Showing posts with label Burgess. Show all posts
Showing posts with label Burgess. Show all posts

Thursday, 9 February 2023

Nothing Like the Sun - Anthony Burgess

 Nothing Like the Sun: The modern classic reimagining Shakespeare's life:  Amazon.co.uk: Anthony Burgess: 9780749079697: Books 

I wouldn't have read this book had it not been for the fact that I'm now running out of titles from the Southwark electronic library that I'd consider reading...

Maybe I'm dumb, or maybe my English is not good enough yet, but man I struggled with this book. Granted, it is, unsurprisingly, like watching a Shakespeare play for me: I understand nothing for the first 15 minutes, then slowly things start to fall in place. The problem here is that reading for me is very much a start-stop thing, in particular these days, so I never really got in the flow of the supposed-16th century prose. 

On the plus side, I checked the Wikipedia entry for the book after I finished. Apparently I got all the main points, but that's hardly a sign of success, and that's not really the reason why one reads a book in the first place.

Tuesday, 21 February 2017

The Malayan Trilogy – Anthony Burgess

A book (well, actually three) that my mum gave me back in my teenage years. She asked me all smugly if I knew who Burgess was and, having just discovered Kubrick at the time, I had to disappoint (or impress?) her by saying that yes, I did know he was the guy who wrote A Clockwork Orange. After that pseudo high-brow cultural exchange, neither one of us read the trilogy for a good dozen years.

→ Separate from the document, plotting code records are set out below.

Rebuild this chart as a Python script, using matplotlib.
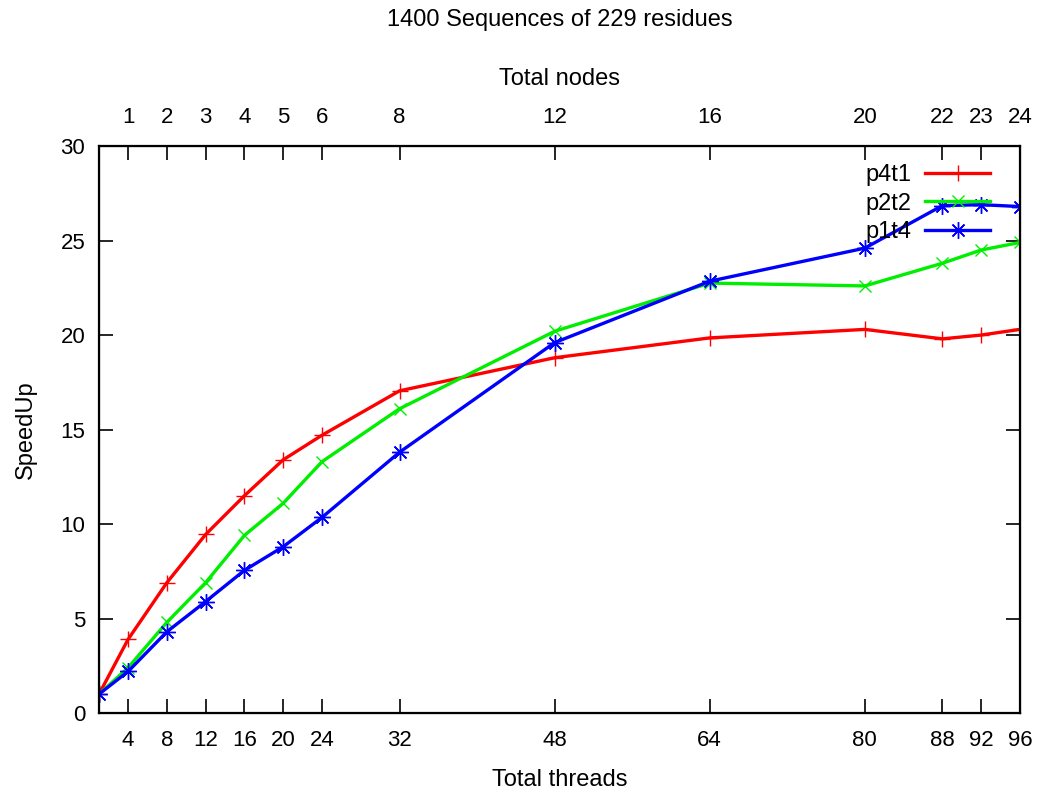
import matplotlib
matplotlib.use("Agg")
import matplotlib.pyplot as plt

plt.rcParams['font.family'] = ['Liberation Sans', 'DejaVu Sans']

# threads on the bottom axis, nodes on the top axis
threads = [1, 4, 8, 12, 16, 20, 24, 32, 48, 64, 80, 88, 92, 96]
thread_ticks = [4, 8, 12, 16, 20, 24, 32, 48, 64, 80, 88, 92, 96]
node_ticks = [1, 2, 3, 4, 5, 6, 8, 12, 16, 20, 22, 23, 24]

p4t1 = [1.0, 3.9, 6.9, 9.45, 11.5, 13.4, 14.7, 17.05, 18.8, 19.85, 20.3, 19.8, 20.0, 20.3]
p2t2 = [1.0, 2.4, 4.8, 6.9, 9.4, 11.1, 13.3, 16.1, 20.2, 22.75, 22.6, 23.8, 24.5, 24.9]
p1t4 = [1.0, 2.2, 4.3, 5.9, 7.55, 8.8, 10.35, 13.8, 19.6, 22.85, 24.6, 26.85, 26.9, 26.8]

fig = plt.figure(figsize=(10.37, 7.94), dpi=100)
ax = fig.add_axes([0.0955, 0.102, 0.888, 0.714])

ax.plot(threads, p4t1, color='#ff0000', lw=2.4, marker='+', ms=11, mew=1.0, label='p4t1')
ax.plot(threads, p2t2, color='#00ee00', lw=2.4, marker='x', ms=9, mew=1.0, label='p2t2')
ax.plot(threads, p1t4, color='#0000ff', lw=2.4, marker=(8, 2, 0), ms=12, mew=1.0, label='p1t4')

ax.set_xlim(1, 96)
ax.set_ylim(0, 30)
ax.set_xticks(thread_ticks)
ax.set_yticks(range(0, 31, 5))
ax.tick_params(direction='in', length=10, width=1.2, labelsize=16, right=True)
ax.tick_params(axis='x', pad=12)
ax.tick_params(axis='y', pad=10)
for s in ax.spines.values():
    s.set_linewidth(1.6)

ax.set_xlabel('Total threads', fontsize=17, labelpad=13)
ax.set_ylabel('SpeedUp', fontsize=17, labelpad=17)

top = ax.twiny()
top.set_xlim(1, 96)
top.set_xticks([4 * n for n in node_ticks])
top.set_xticklabels([str(n) for n in node_ticks])
top.tick_params(direction='in', length=10, width=1.2, labelsize=16, pad=13)
top.set_xlabel('Total nodes', fontsize=17, labelpad=16)

# title centred over the plot area
fig.text(0.5395, 0.975, '1400 Sequences of 229 residues', fontsize=17, ha='center', va='center')

ax.legend(loc='upper right', bbox_to_anchor=(0.978, 0.985), frameon=False, markerfirst=False,
          fontsize=17, handlelength=2.75, labelspacing=0.28, handletextpad=0.6, borderaxespad=0)

fig.savefig('out.png', dpi=100)
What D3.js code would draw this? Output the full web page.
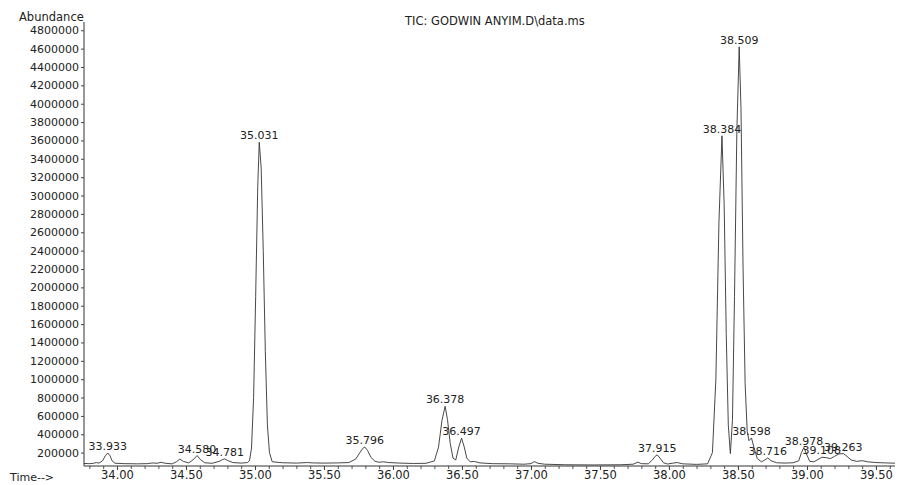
<!DOCTYPE html>
<html>
<head>
<meta charset="utf-8">
<script src="https://cdn.jsdelivr.net/npm/d3@7"></script>
<style>
  body { margin: 0; background: #fff; }
  text { font-family: "DejaVu Sans", sans-serif; fill: #222; }
</style>
</head>
<body>
<div id="chart"></div>
<script>
// TIC chromatogram, retention time (min) vs abundance
const times = [
  33.761, 33.80, 33.83, 33.85, 33.87, 33.895, 33.915, 33.933, 33.95, 33.965, 33.985,
  34.05, 34.15, 34.22, 34.26, 34.29, 34.32, 34.35, 34.40, 34.43, 34.455, 34.48, 34.52,
  34.55, 34.58, 34.605, 34.635, 34.69, 34.74, 34.765, 34.781, 34.80, 34.84, 34.90, 34.945,
  34.96, 34.975, 34.99, 35.005, 35.02, 35.031, 35.045, 35.06, 35.075, 35.09, 35.105, 35.125,
  35.2, 35.3, 35.38, 35.42, 35.5, 35.6, 35.68, 35.73, 35.76, 35.78, 35.796, 35.815, 35.84,
  35.87, 35.9, 35.93, 35.97, 36.05, 36.15, 36.24, 36.30, 36.33, 36.355, 36.378, 36.395,
  36.415, 36.435, 36.455, 36.475, 36.497, 36.515, 36.535, 36.56, 36.59, 36.63, 36.72,
  36.85, 36.95, 37.00, 37.025, 37.05, 37.10, 37.25, 37.45, 37.65, 37.74, 37.775, 37.80,
  37.85, 37.88, 37.90, 37.915, 37.935, 37.96, 37.99, 38.03, 38.06, 38.10, 38.20, 38.28,
  38.315, 38.34, 38.362, 38.384, 38.40, 38.415, 38.43, 38.445, 38.46, 38.475, 38.492,
  38.509, 38.522, 38.537, 38.552, 38.567, 38.58, 38.598, 38.615, 38.64, 38.67, 38.695,
  38.716, 38.74, 38.78, 38.84, 38.90, 38.94, 38.96, 38.978, 38.995, 39.02, 39.05, 39.08,
  39.108, 39.14, 39.17, 39.2, 39.23, 39.263, 39.29, 39.32, 39.36, 39.40, 39.44, 39.50,
  39.57, 39.638
];
const abundance = [
  82000, 80000, 84000, 92000, 86000, 110000, 165000, 196000, 165000, 110000, 85000,
  80000, 78000, 80000, 88000, 84000, 95000, 84000, 78000, 100000, 130000, 105000, 88000,
  120000, 168000, 125000, 90000, 84000, 105000, 125000, 132000, 115000, 92000, 86000, 92000,
  110000, 250000, 800000, 1900000, 3100000, 3580000, 3300000, 2400000, 1300000, 500000, 200000, 100000,
  90000, 86000, 92000, 88000, 86000, 88000, 92000, 130000, 200000, 245000, 261000, 225000, 150000,
  105000, 95000, 100000, 92000, 86000, 82000, 84000, 110000, 260000, 550000, 705000, 560000,
  300000, 140000, 120000, 250000, 358000, 270000, 140000, 100000, 104000, 88000, 80000,
  78000, 74000, 80000, 102000, 84000, 74000, 68000, 66000, 68000, 74000, 96000, 80000,
  78000, 120000, 160000, 176000, 140000, 90000, 76000, 86000, 92000, 78000, 72000, 78000,
  200000, 1000000, 2700000, 3650000, 2900000, 1500000, 500000, 190000, 550000, 1900000, 3700000,
  4620000, 3950000, 2200000, 950000, 430000, 330000, 360000, 260000, 135000, 100000, 120000,
  142000, 112000, 90000, 86000, 90000, 110000, 200000, 255000, 190000, 105000, 100000, 125000,
  150000, 145000, 135000, 160000, 185000, 190000, 160000, 120000, 105000, 112000, 100000, 92000,
  88000, 85000
];

// labelled peaks
const peakTimes = [33.933, 34.58, 34.781, 35.031, 35.796, 36.378, 36.497, 37.915,
                   38.384, 38.509, 38.598, 38.716, 38.978, 39.108, 39.263];
const peakLabels = ["33.933", "34.580", "34.781", "35.031", "35.796", "36.378", "36.497", "37.915",
                    "38.384", "38.509", "38.598", "38.716", "38.978", "39.108", "39.263"];

const yTicks = [200000, 400000, 600000, 800000, 1000000, 1200000, 1400000, 1600000,
                1800000, 2000000, 2200000, 2400000, 2600000, 2800000, 3000000, 3200000,
                3400000, 3600000, 3800000, 4000000, 4200000, 4400000, 4600000, 4800000];
const xTicks = [34.00, 34.50, 35.00, 35.50, 36.00, 36.50, 37.00, 37.50, 38.00, 38.50, 39.00, 39.50];

const width = 906, height = 485;
const plotLeft = 84, plotRight = 895, plotTop = 22, axisY = 466;

const svg = d3.select("#chart").append("svg")
  .attr("width", width)
  .attr("height", height);

svg.append("rect").attr("width", width).attr("height", height).attr("fill", "#fff");

const x = d3.scaleLinear().domain([33.761, 39.638]).range([plotLeft, plotRight]);
const y = d3.scaleLinear().domain([0, 4890000]).range([471, plotTop]);

// y axis
const yAxis = svg.append("g")
  .attr("transform", `translate(${plotLeft},0)`)
  .call(d3.axisLeft(y).tickValues(yTicks).tickSize(3).tickPadding(2).tickFormat(d3.format("d")));
yAxis.select(".domain").attr("d", `M0,${plotTop}V${axisY}`).attr("stroke", "#333");
yAxis.selectAll("line").attr("stroke", "#444");
yAxis.selectAll("text").style("font-size", "11px").attr("fill", "#222");

// x axis: minor ticks every 0.1 min, labelled every 0.5
const minor = d3.range(33.8, 39.65, 0.1).map(d => Math.round(d * 10) / 10);
svg.append("g")
  .attr("transform", `translate(0,${axisY})`)
  .call(d3.axisBottom(x).tickValues(minor).tickSize(3).tickFormat(""))
  .call(g => g.select(".domain").remove())
  .selectAll("line").attr("stroke", "#555");

const xAxis = svg.append("g")
  .attr("transform", `translate(0,${axisY})`)
  .call(d3.axisBottom(x).tickValues(xTicks).tickSize(4).tickPadding(1).tickFormat(d3.format(".2f")));
xAxis.select(".domain").attr("d", `M${plotLeft},0H${plotRight}`).attr("stroke", "#333");
xAxis.selectAll("line").attr("stroke", "#444");
xAxis.selectAll("text").style("font-size", "11.5px").attr("fill", "#222");

// trace
const series = times.map((t, i) => ({ t, v: abundance[i] }));
svg.append("path")
  .datum(series)
  .attr("fill", "none")
  .attr("stroke", "#333")
  .attr("stroke-width", 0.9)
  .attr("d", d3.line().x(d => x(d.t)).y(d => y(d.v)));

// peak labels
svg.append("g").selectAll("text")
  .data(peakTimes)
  .join("text")
  .attr("x", d => x(d))
  .attr("y", d => y(abundance[times.indexOf(d)]) - 3)
  .attr("text-anchor", "middle")
  .style("font-size", "11px")
  .text((d, i) => peakLabels[i]);

// titles
svg.append("text").attr("x", 19).attr("y", 21).style("font-size", "11.5px").text("Abundance");
svg.append("text").attr("x", 405).attr("y", 25).style("font-size", "11.5px").text("TIC: GODWIN ANYIM.D\\data.ms");
svg.append("text").attr("x", 10).attr("y", 481).style("font-size", "11px").text("Time-->");
</script>
</body>
</html>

Turns out that the three books are just awesome. The atmosphere is very similar to that of many of my beloved Graham Greene novels, with a not-so-veiled critique of the white man and the wonders of colonization and “progress”. What I found particularly interesting is that the three books have a very different mood: Time for a Tiger is at times absolutely hilarious (and Nabby Adams and his love/dependence on warm beer is one of the best side-kicks I’ve ever come across), The Enemy in the Blanket is a much deeper exploration of love and envy than I thought I would encounter after reading the first book, and Beds in the East is the book that I would like all my students to read when they study the British decolonization process.

All in all, I probably enjoyed the book so much because Crabbe’s approach to colonialism reflects mine, and also because he goes out with a  bang (or a plop?)